Their question: “Is it right to pay the imperial tax to Caesar or not?” To say, “Yes, it is right to pay the imperial tax to Caesar,” would condemn him in the eyes of the Pharisees. To say, “No”, would condemn him in the eyes of the Herodians.

But Jesus turns their plot on its head by exposing their hypocrisy. Jesus asks for them to produce the coin used for paying the tax. Notice that Jesus does not produce the coin. The Pharisees condemn themselves as paying tribute to Caesar.

“Whose image and whose inscription is this?”

“Caesar’s” they reply.

“So give back to Caesar what is Caesar’s, and to God what is God’s.” This comment puts the Herodians in their place for not being worshipers of the one true God who made us in His image and has given us His inscription. God’s true image and inscription was stamped on Jesus, and the Pharisees, were rejecting Him. 



As you pray this Psalm, you will note its confident tone (verses 1-3) and its single focus (verses 4-6).

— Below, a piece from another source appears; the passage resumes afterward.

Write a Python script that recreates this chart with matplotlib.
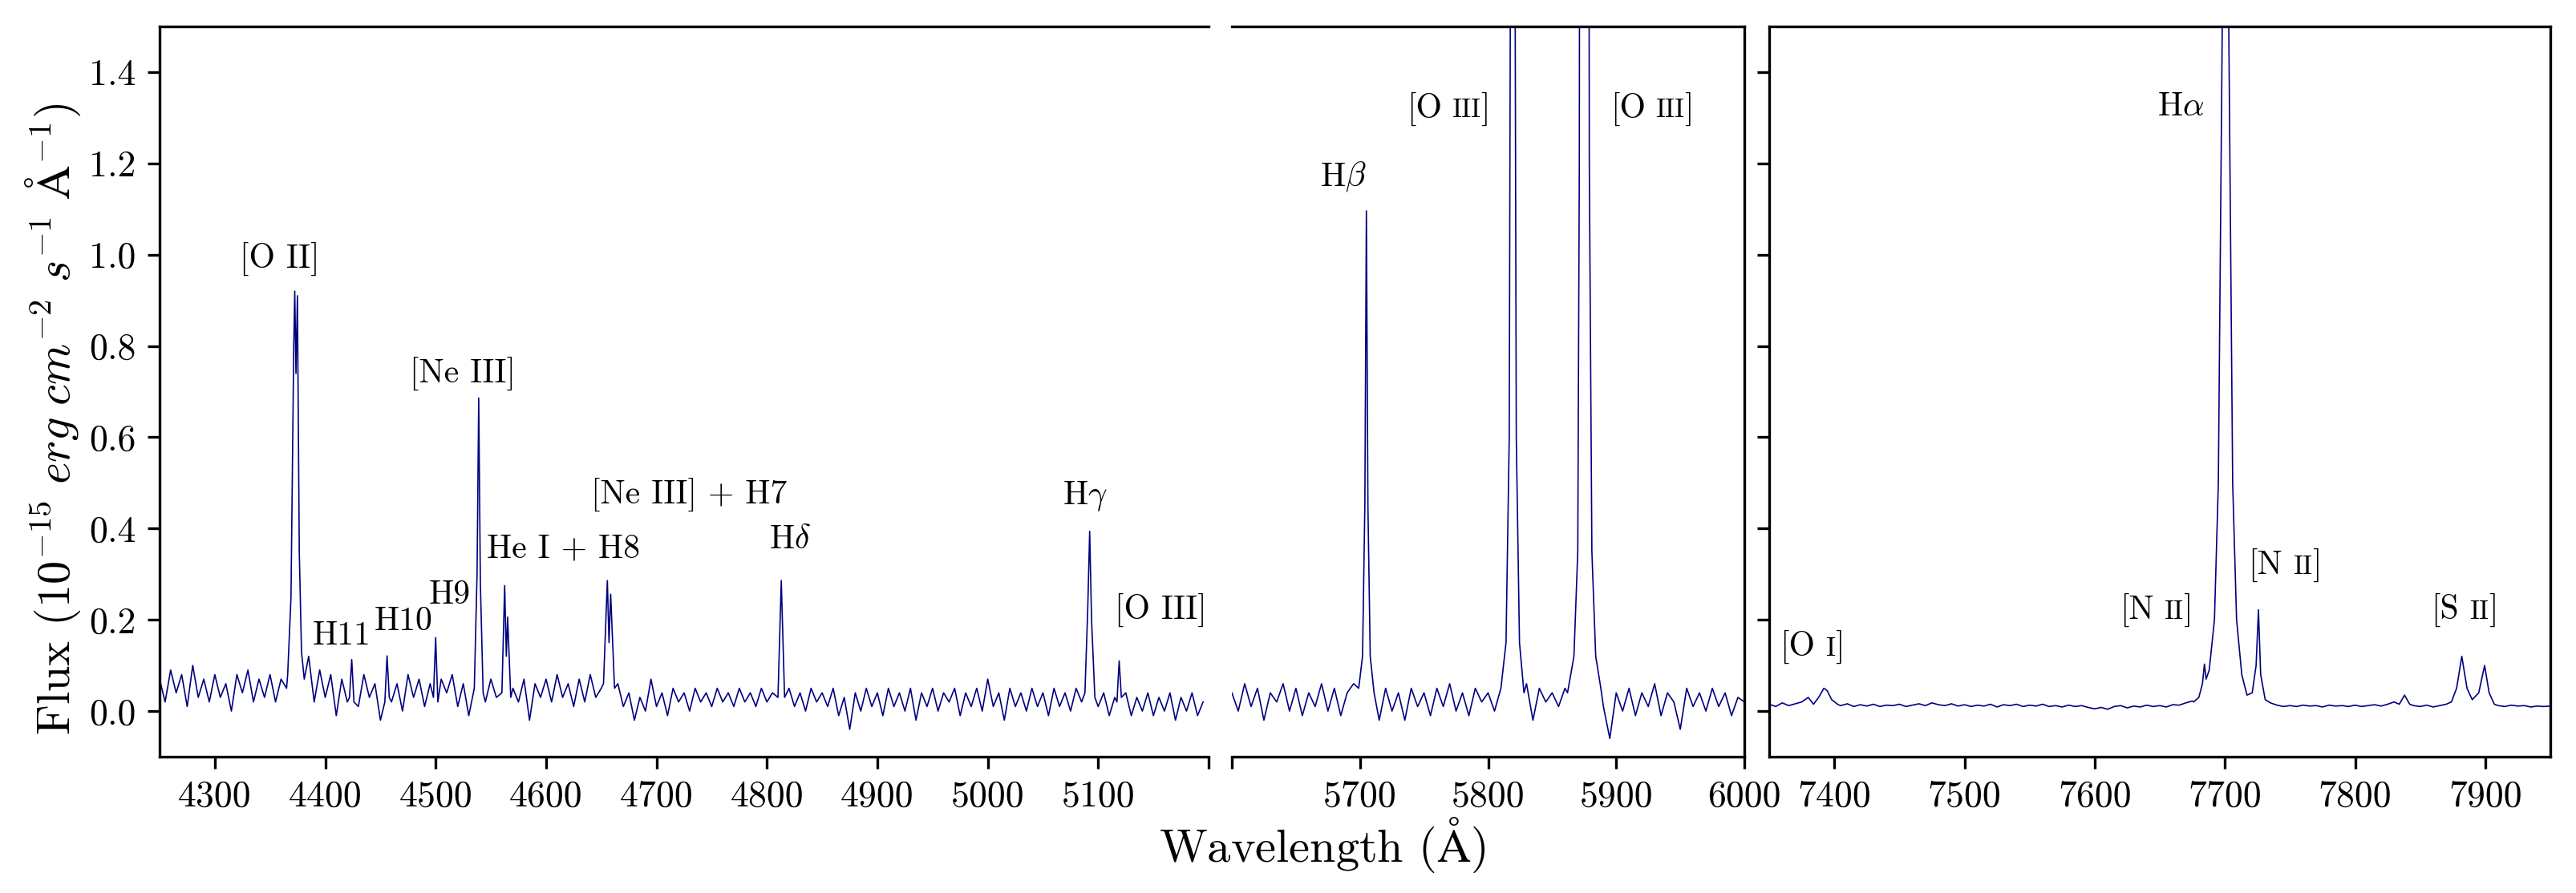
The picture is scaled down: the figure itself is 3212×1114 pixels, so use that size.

Because the Psalmist has set the Lord before his face as his light and salvation (v.1), even in the midst of life’s battles he can say, “I SHALL BE CONFIDENT!” (Psalm 27:3)

Verse 5 prefigures Christ’s finished work of redemption. We are to meditate upon the meaning of the sanctuary. We are hid with Christ in God (Colossians 3:3) through the work that Jesus accomplished as our Great High Priest. This is the secret place of His tabernacle in which we can rest. We are lifted by this revelation. He is our Rock and we share His victory over our enemies.


The importance of hiding God’s Word in Your heart

Proverbs 6:20-26 20 My son, observe the commandment of your father and do not forsake the teaching of your mother; 21 Bind them continually on your heart; Tie them around your neck. 22 When you walk about, they will guide you; When you sleep, they will watch over you; And when you awake, they will talk to you. 23 For the commandment is a lamp and the teaching is light; And reproofs for discipline are the way of life 24 To keep you from the evil woman, From the smooth tongue of the adulteress. 25 Do not desire her beauty in your heart, nor let her capture you with her eyelids. 26 For on account of a harlot one is reduced to a loaf of bread, And an adulteress hunts for the precious life.

PRAYER- Lord, help us to internalize Your Word. May Your Word guide us, watch over us and may it dwell so richly in us that Your Holy Spirit causes the Word to speak to us throughout the day. May it illuminate our understanding and keep us from deception. Lord, give us this day our daily bread. Forgive us of our grumbling. Give us grateful, receptive hearts that are ready to do Your will, in Jesus’ Name. Amen.